[Code that draws figures]
--- START ---

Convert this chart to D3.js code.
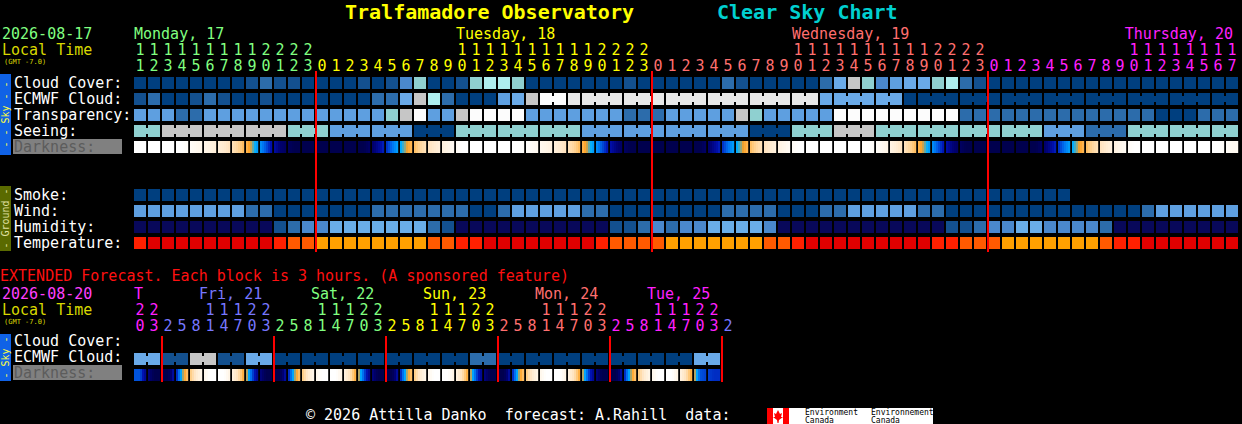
<!DOCTYPE html>
<html><head><meta charset="utf-8">
<script src="https://cdn.jsdelivr.net/npm/d3@7"></script>
<style>body{margin:0;background:#000}svg{display:block}text{font-family:"DejaVu Sans Mono",monospace;white-space:pre}</style>
</head><body><svg id="c" width="1242" height="424"></svg>
<script>
// ---------- data ----------
const title = "Tralfamadore Observatory";
const subtitle = "Clear Sky Chart";
const startDate = "2026-08-17";
const extDate = "2026-08-20";
const startHour = 11;
const dayNames = ["Monday, 17","Tuesday, 18","Wednesday, 19","Thursday, 20"];
const extDayNames = ["T","Fri, 21","Sat, 22","Sun, 23","Mon, 24","Tue, 25"];
const extHours = [20,23,2,5,8,11,14,17,20,23,2,5,8,11,14,17,20,23,2,5,8,11,14,17,20,23,2,5,8,11,14,17,20,23,2,5,8,11,14,17,20,23,2];
const skyRows = ["Cloud Cover:","ECMWF Cloud:","Transparency:","Seeing:"];
const groundRows = ["Smoke:","Wind:","Humidity:","Temperature:"];
const cloud = [0,0,0,0,0,0,0,0,1,2,1,1,0,0,0,0,1,0,1,3,
 6,0,0,1,6,7,7,6,0,0,0,0,0,0,0,1,0,0,0,0,0,0,2,1,0,0,
 0,0,0,2,5,8,6,3,4,5,5,6,7,2,1,0,0,0,0,0,0,0,0,0,0,0,0,0,0,0,0,0,0];
const ecmwf = [1,2,0,0,1,2,1,0,0,1,0,0,
 0,0,0,0,0,2,2,5,8,7,2,0,0,0,4,5,8,10,10,
 9,9,9,9,9,9,9,9,9,9,9,9,9,9,9,9,9,9,
 5,5,5,5,5,5,
 0,0,0,0,0,0,0,0,0,0,0,0,0,0,0,0,0,0,0,0,0,0,0,0];
const transparency = [4,4,4,2,2,4,4,4,4,4,4,4,4,4,4,4,4,4,6,8,10,4,4,8,10,10,10,10,
 4,4,4,4,4,4,4,2,2,2,4,4,4,4,4,8,6,4,4,4,4,4,
 10,10,10,10,10,10,10,10,10,2,2,2,2,2,2,2,2,2,2,2,2,2,2,0,0,0,2,2,2];
const seeing = [6,6,8,8,8,8,8,8,8,8,8,6,6,6,4,4,4,4,4,4,0,0,0,
 6,6,6,6,6,6,6,6,6,4,4,4,4,4,4,4,4,4,4,4,4,0,0,0,6,6,6,8,8,8,
 6,6,6,6,6,6,6,6,6,6,6,6,4,4,4,2,2,2,6,6,6,6,6,6,6,6];
const darkness = [-4,-4,-4,-4,-3.5,-3,-2.5,-1.5,0.3,1.8,3.5,4.5,4.5,4.5,4.5,4.5,4.5,
 3,1.5,0.2,-1.5,-2.5,-3.2,-4,-4,-4,-4,-4,-3.7,-3.2,-2.5,-1.5,0.3,1.8,3.3,
 4.5,4.5,4.5,4.5,4.5,4.5,3,1.5,0.2,-1.5,-2.5,-3.3,-4,-4,-4,-4,-4,-4,
 -3.5,-2.7,-1.5,0.3,1.8,3.3,4.5,4.5,4.5,4.5,4.5,4.5,3,1.5,0.2,-1.5,-2.5,-3.3,
 -4,-4,-4,-4,-4,-4,-4,-3.5];
const smoke = [0,0,0,0,0,0,0,0,0,0,0,0,0,0,0,0,0,0,0,0,0,0,0,0,0,0,0,0,0,0,0,0,0,0,
 0,0,0,0,0,0,0,0,0,0,0,0,0,0,0,0,0,0,0,0,0,0,0,0,0,0,0,0,0,0,0,0,0];
const wind = [4,4,4,4,4,4,4,4,2,2,0,0,0,0,0,0,0,2,2,2,2,2,2,2,0,0,2,4,4,4,4,4,2,2,
 0,0,0,0,0,0,0,0,2,2,2,2,0,0,0,2,2,4,4,4,4,4,2,2,0,0,0,0,0,0,0,0,0,0,0,0,0,0,2,4,4,4,4,4,4];
const humidity = [0,0,0,0,0,0,0,0,0,0,1,2,3,3,4,4,4,4,4,4,4,2,1,0,0,0,0,0,0,0,0,0,0,0,
 1,1,2,3,2,3,3,4,4,4,4,3,0,0,0,0,0,0,0,0,0,0,0,0,1,1,2,3,3,4,4,3,3,3,3,2,0,0,0,0,0,0,0,0,0];
const temperature = [2,3,3,3,3,3,3,3,3,3,2,1,1,0,0,0,0,0,0,0,0,1,1,2,2,3,3,3,3,3,3,3,3,
 2,1,1,1,1,0,0,0,0,0,0,0,1,1,2,3,3,3,3,3,3,3,3,3,2,2,1,1,1,0,0,0,0,0,0,0,1,2,2,3,3,3,3,3,3,3];
const extEcmwf = [5,5,1,1,8,8,1,1,5,5,0,0,0,0,0,0,0,0,0,0,0,0,0,0,2,2,0,0,0,0,0,0,0,0,0,0,0,0,0,0,5,5];
const extDarkness = [1.8,4.5, 4.5,0.5,-2.5,-4,-4,-2,1.8,4.5, 4.5,0.5,-2.5,-4,-4,-2,1.8,4.5,
 4.5,0.5,-2.5,-4,-4,-2,1.8,4.5, 4.5,0.5,-2.5,-4,-4,-2,1.8,4.5, 4.5,0.5,-2.5,-4,-4,-2,1.8,2.2];
const footer = "© 2026 Attilla Danko  forecast: A.Rahill  data:";

// ---------- styles ----------
const cloudPal = ['#003f7f','#13508f','#2c6cab','#4a88cc','#5e9fe0','#6aaae8','#8fd0d0','#aeeeee','#c6c6c6','#e8e8e8','#fcfcfc'];
const humPal = ['#08085a','#13508f','#2c6cab','#4a88cc','#6aaee8'];
const tempPal = ['#ffa000','#ff5a00','#ff2000','#e00000'];
const dayCols = ['#80ff80','#ffff00','#ff6f6f','#ff20ff','#7777ff'];
const darkScale = d3.scaleLinear()
  .domain([-4,-3,-2,-1,0,0.7,1.5,2.5,3.5,4.5])
  .range(['#ffffff','#fff3e2','#ffe2bc','#ffc878','#ffa020','#00b0ff','#0070f0','#0010b0','#000070','#00004e'])
  .clamp(true);

const svg = d3.select('#c');
svg.append('rect').attr('width',1242).attr('height',424).attr('fill','#000');
const x = d3.scaleLinear().domain([0,1]).range([134,148]);
const CW = 12;

function txt(s, px, py, col, size, opts={}) {
  const t = svg.append('text').attr('x',px).attr('y',py).attr('fill',col)
    .attr('font-size',size).attr('xml:space','preserve').text(s);
  if (opts.bold) t.attr('font-weight','bold');
  if (opts.anchor) t.attr('text-anchor',opts.anchor);
  return t;
}

// Title
txt(title, 345, 19, '#ffff00', 20, {bold:true});
txt(subtitle, 717, 19, '#00d0d0', 20, {bold:true});

// header left
txt(startDate, 2, 39, '#80ff80', 15);
txt("Local Time", 2, 55, '#d8d800', 15);
txt("(GMT -7.0)", 4, 64, '#d8d800', 7);

// day labels and hour digits
const nCols = cloud.length;
const dayStartCols = [0,23,47,71];
dayNames.forEach((d,i)=>{
  txt(d, i===3 ? 1233 : x(dayStartCols[i]), 39, dayCols[i], 15, i===3?{anchor:'end'}:{});
});
for (let i=0;i<nCols;i++){
  const h = (startHour+i)%24, day = Math.floor((startHour+i)/24);
  const c = dayCols[day%5];
  if (h>=10) txt(String(Math.floor(h/10)), x(i)+6, 55, c, 15, {anchor:'middle'});
  txt(String(h%10), x(i)+6, 71, c, 15, {anchor:'middle'});
}

// side bars
function sideBar(y0,h,fill,label,col){
  svg.append('rect').attr('x',0).attr('y',y0).attr('width',11).attr('height',h).attr('fill',fill);
  svg.append('text').attr('transform',`translate(8.5,${y0+h/2}) rotate(-90)`)
    .attr('text-anchor','middle').attr('fill',col).attr('font-size',10).text(label);
}
sideBar(74,81,'#1062e6','- - Sky - -','#ffff40');
sideBar(186,65,'#5a6a00','- Ground -','#e0e0a0');
sideBar(334,47,'#1062e6','- Sky -','#ffff40');

// row labels
const skyY = [77,93,109,125];
skyRows.forEach((r,i)=>txt(r,14,skyY[i]+11,'#ffffff',15));
svg.append('rect').attr('x',13).attr('y',139).attr('width',109).attr('height',15).attr('fill','#808080');
txt("Darkness:",14,152,'#5c5c5c',15);
const gY = [189,205,221,237];
groundRows.forEach((r,i)=>txt(r,14,gY[i]+11,'#ffffff',15));

// generic row drawer
function drawRow(data, y, pal, group, xs=x){
  const g = svg.append('g');
  g.selectAll('rect.c').data(data).join('rect')
    .attr('x',(d,i)=>xs(i)).attr('y',y).attr('width',CW).attr('height',12)
    .attr('fill',d=>pal[d]);
  if (group){
    const links = data.map((d,i)=>({d,i})).filter(o=>o.i<data.length-1 && data[o.i+1]===o.d && group(o.i)===group(o.i+1));
    g.selectAll('rect.l').data(links).join('rect')
      .attr('x',o=>xs(o.i)+CW).attr('y',y+3).attr('width',2).attr('height',6)
      .attr('fill',o=>pal[o.d]);
  }
}
const grp3 = i=>Math.floor((i+1)/3);
drawRow(cloud, 77, cloudPal);
drawRow(ecmwf, 93, cloudPal, i=> i>=28 ? grp3(i) : 'x'+i);
drawRow(transparency, 109, cloudPal);
drawRow(seeing, 125, cloudPal, grp3);

function drawDark(data, y, xs){
  const g = svg.append('g');
  const n = data.length, S = 6;
  const slices = [];
  data.forEach((v,i)=>{
    const left = i>0 ? (data[i-1]+v)/2 : v;
    const right = i<n-1 ? (data[i+1]+v)/2 : v;
    for (let s=0;s<S;s++){
      const f = (s+0.5)/S;
      const val = f<0.5 ? left+(v-left)*f*2 : v+(right-v)*(f-0.5)*2;
      slices.push({i,s,val});
    }
  });
  g.selectAll('rect').data(slices).join('rect')
    .attr('x',o=>xs(o.i)+o.s*CW/S).attr('y',y).attr('width',CW/S+0.2).attr('height',12)
    .attr('fill',o=>darkScale(o.val));
}
drawDark(darkness, 141, x);

drawRow(smoke, 189, ['#003f7f']);
drawRow(wind, 205, cloudPal);
drawRow(humidity, 221, humPal);
drawRow(temperature, 237, tempPal);

// midnight lines
for (let i=0;i<nCols;i++){
  if ((startHour+i)%24===0)
    svg.append('rect').attr('x',x(i)-1).attr('y',71).attr('width',2).attr('height',181).attr('fill','#ff0000');
}

// ---------- extended ----------
txt("EXTENDED Forecast. Each block is 3 hours. (A sponsored feature)", 0, 281, '#ff1010', 15);
txt(extDate, 2, 299, '#ff40ff', 15);
txt("Local Time", 2, 315, '#d8d800', 15);
txt("(GMT -7.0)", 4, 324, '#d8d800', 7);
const extDayIdx = [3,4,0,1,2,3];
const extLabelCols = [0,5,13,21,29,37];
extDayNames.forEach((d,i)=>txt(d, i===0 ? x(0) : x(extLabelCols[i])-5, 299, dayCols[extDayIdx[i]], 15));
let dcount = 3;
extHours.forEach((h,i)=>{
  if (i>0 && h < extHours[i-1]) dcount++;
  const c = dayCols[dcount%5];
  if (h>=10) txt(String(Math.floor(h/10)), x(i)+6, 315, c, 15, {anchor:'middle'});
  txt(String(h%10), x(i)+6, 331, c, 15, {anchor:'middle'});
});
txt("Cloud Cover:",14,346,'#ffffff',15);
txt("ECMWF Cloud:",14,362,'#ffffff',15);
svg.append('rect').attr('x',13).attr('y',365).attr('width',109).attr('height',15).attr('fill','#808080');
txt("Darkness:",14,378,'#5c5c5c',15);
drawRow(extEcmwf, 353, cloudPal, i=>Math.floor(i/2));
drawDark(extDarkness, 369, x);
for (let i=1;i<extHours.length;i++){
  if (extHours[i] < extHours[i-1])
    svg.append('rect').attr('x',x(i)-1).attr('y',336).attr('width',2).attr('height',46).attr('fill','#ff0000');
}

// footer
txt(footer, 306, 420, '#ffffff', 15);
const lg = svg.append('g').attr('transform','translate(767,408)');
lg.append('rect').attr('width',166).attr('height',16).attr('fill','#ffffff');
lg.append('rect').attr('width',6).attr('height',16).attr('fill','#ff0000');
lg.append('rect').attr('x',16).attr('width',6).attr('height',16).attr('fill','#ff0000');
lg.append('path').attr('d','M11,2 L13,6 L15,5 L14,9 L16,9 L12,12 L11.5,15 L10.5,15 L10,12 L6,9 L8,9 L7,5 L9,6 Z').attr('fill','#ff0000');
[['Environment',38,7],['Canada',38,15],['Environnement',104,7],['Canada',104,15]].forEach(a=>
  lg.append('text').attr('x',a[1]).attr('y',a[2]).attr('font-size',8).attr('fill','#000').attr('font-family','Liberation Sans').text(a[0]));
</script></body></html>
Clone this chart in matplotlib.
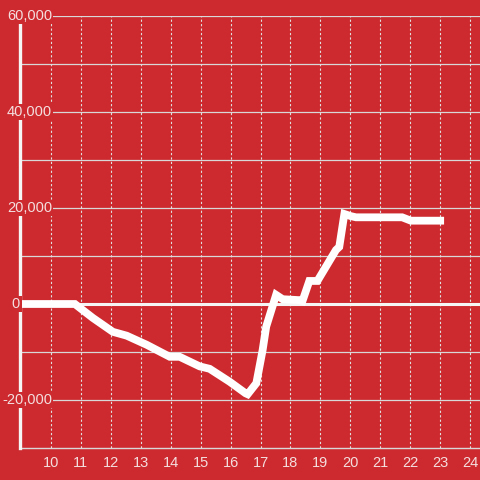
import matplotlib
matplotlib.use("Agg")
import matplotlib.pyplot as plt

# hours vs running balance
hours = [9, 10.8, 11.4, 12.07, 12.53, 13.2, 13.63, 13.97, 14.3, 14.97, 15.3, 15.97,
         16.5, 16.57, 16.86, 17.07, 17.19, 17.52, 17.74, 18.3, 18.4, 18.63, 18.9,
         19.52, 19.63, 19.8, 20.02, 20.19, 21.73, 22.02, 23.13]
balance = [0, 0, -2900, -5800, -6600, -8500, -9900, -11000, -11000, -13000, -13500, -16200,
           -18600, -18800, -16500, -9600, -4700, 1900, 1000, 800, 600, 4800, 4800,
           11250, 11900, 18750, 18300, 18060, 18060, 17360, 17360]

xticks = list(range(10, 25))
ylabels = [60000, 40000, 20000, 0, -20000]

bg = "#CD2A2F"
txt = "#F4DEDE"
plt.rcParams['font.family'] = ['Liberation Sans', 'DejaVu Sans']

fig = plt.figure(figsize=(4.8, 4.8), dpi=100)
fig.patch.set_facecolor(bg)
ax = fig.add_axes([20/480, 32/480, 460/480, 432/480])
ax.set_facecolor(bg)
ax.set_xlim(8.967, 24.33)
ax.set_ylim(-30000, 60000)

for v in range(-20000, 60001, 10000):
    if v == 0:
        ax.axhline(0, color="#F5F5F5", lw=2.2, zorder=2)
    else:
        ax.axhline(v, color="#D8D8D8", lw=0.9, zorder=1)
for t in xticks:
    ax.axvline(t, color="#E0E0E0", lw=0.8, ls=(0, (2, 2)), zorder=1)

ax.plot(hours, balance, color="white", lw=5.6, solid_capstyle="butt",
        solid_joinstyle="miter", zorder=3)

for s in ["top", "right"]:
    ax.spines[s].set_visible(False)
ax.spines["left"].set_color("#F5F5F5")
ax.spines["left"].set_linewidth(2.4)
ax.spines["left"].set_zorder(4)
ax.spines["bottom"].set_color("#D8D8D8")
ax.spines["bottom"].set_linewidth(1)

ax.set_yticks([])
ax.set_xticks(xticks)
ax.set_xticklabels([str(t) for t in xticks], color=txt, fontsize=10.5)
ax.tick_params(axis="x", length=0, pad=6)

for v in ylabels:
    lab = f"{v:,}"
    if v == 0:
        xpos, ha = -4/460, "center"
    else:
        xpos, ha = 32/460, "right"
    ax.text(xpos, v, lab, transform=ax.get_yaxis_transform(), ha=ha, va="center",
            color=txt, fontsize=10.5, zorder=5,
            bbox=dict(facecolor=bg, edgecolor="none", pad=1))

fig.savefig("out.png", dpi=100, facecolor=bg)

--- END ---

**Stated task:** Between the line with "Clone this chart in matplotlib." and the line with "ax.set_ylim(-30000, 60000)", ends included, lies the span to copy exactly; copy nothing else and leave out the pictures.

**Complete answer:**
Clone this chart in matplotlib.
import matplotlib
matplotlib.use("Agg")
import matplotlib.pyplot as plt

# hours vs running balance
hours = [9, 10.8, 11.4, 12.07, 12.53, 13.2, 13.63, 13.97, 14.3, 14.97, 15.3, 15.97,
         16.5, 16.57, 16.86, 17.07, 17.19, 17.52, 17.74, 18.3, 18.4, 18.63, 18.9,
         19.52, 19.63, 19.8, 20.02, 20.19, 21.73, 22.02, 23.13]
balance = [0, 0, -2900, -5800, -6600, -8500, -9900, -11000, -11000, -13000, -13500, -16200,
           -18600, -18800, -16500, -9600, -4700, 1900, 1000, 800, 600, 4800, 4800,
           11250, 11900, 18750, 18300, 18060, 18060, 17360, 17360]

xticks = list(range(10, 25))
ylabels = [60000, 40000, 20000, 0, -20000]

bg = "#CD2A2F"
txt = "#F4DEDE"
plt.rcParams['font.family'] = ['Liberation Sans', 'DejaVu Sans']

fig = plt.figure(figsize=(4.8, 4.8), dpi=100)
fig.patch.set_facecolor(bg)
ax = fig.add_axes([20/480, 32/480, 460/480, 432/480])
ax.set_facecolor(bg)
ax.set_xlim(8.967, 24.33)
ax.set_ylim(-30000, 60000)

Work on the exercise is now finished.